¿Bitcoins? ¿O tal vez “Ubi(t)coins”? Realmente no se sabe dónde
están, pero están en todas partes. La verdad es que llega a ser difícil hacer
un seguimiento de los derroteros de la más famosa criptomoneda. En un mismo día
se acumulan noticias sobre ella en los periódicos y, por diferentes motivos, en
distintas secciones.
Las
implicaciones de una moneda de esta naturaleza son múltiples, y alcanzan
incluso a las interioridades de las economías domésticas, especialmente cuando
las relaciones internas están en horas bajas.
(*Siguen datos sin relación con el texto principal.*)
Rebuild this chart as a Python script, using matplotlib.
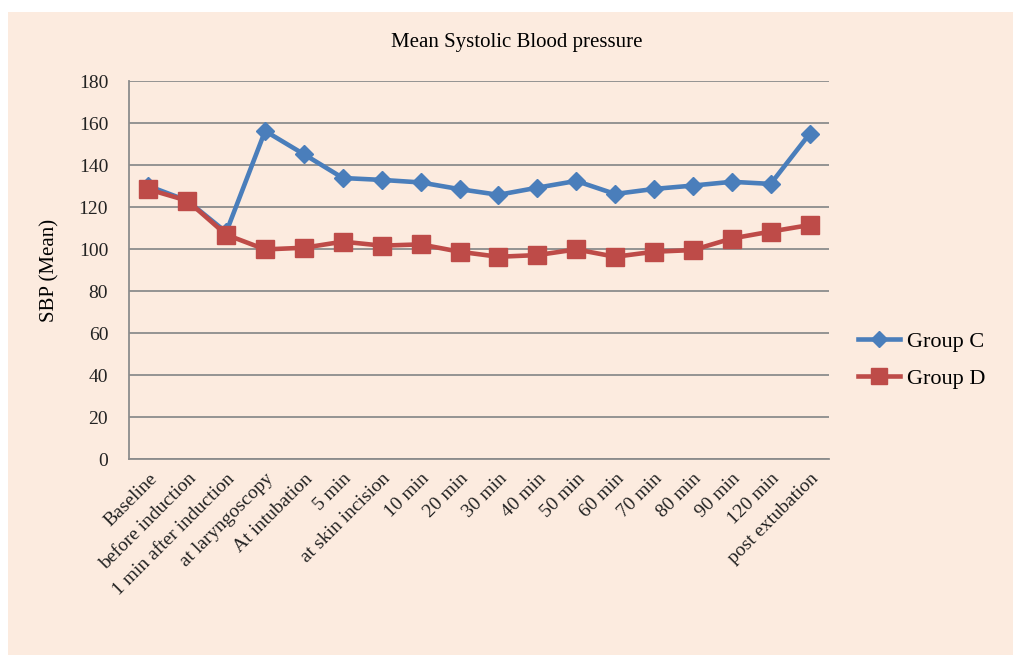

Así, de manera bastante
ilustrativa, una lectora del Financial Times, hace unos días, exponía
amargamente su caso: “Desde hace un año más o menos he estado oyendo cómo mi
marido le contaba a sus amigos lo bien que iban las inversiones en bitcoins que
había hecho. Ahora nos estamos divorciando y me doy cuenta de que no tengo ni
idea de cuánto valen sus posiciones ni de cómo descubrirlas”[1].
“Éste
es un dilema cada vez más común de la era digital”, como expone Harriet
Erringtin, asesora jurídica, que explica que “las criptomonedas se mantienen en
carteras digitales que crean ‘direcciones’ para las transacciones, ninguna de
las cuales son registradas a individuos. Si tu cónyuge rehúsa declarar sus
saldos de bitcoins, es muy difícil verificarlos pues ni hay ninguna autoridad
central a través de la cual podamos poner nombre a los activos. La clave es
identificar el punto de entrada o de salida de las criptomonedas… si puede
encontrarse una transacción que incluya una dirección de bitcoin, o la cartera
digital que puede estar vinculada a tu cónyuge, entonces sería posible rastrear
sus transacciones”[2].
La
referida asesora, no obstante, advierte en el sentido de no acceder sin
autorización al ordenador o al teléfono móvil del cónyuge: “hacerlo puede
complicarnos las cosas con los tribunales de familia y potencialmente llevar a
afrontar consecuencias penales[3]”.
Puede
que ese atributo de la opacidad no llegue a eclipsar la estrella del bitcoin
–quizás todo lo contrario-, pero la moneda exhibe otro rasgo que podría ponerlo
en un aprieto. A tenor de los requerimientos de energía en su proceso de
producción -aunque no hay que olvidar que está previsto que tenga una oferta
limitada- ha sido calificada como una “moneda sucia”[4].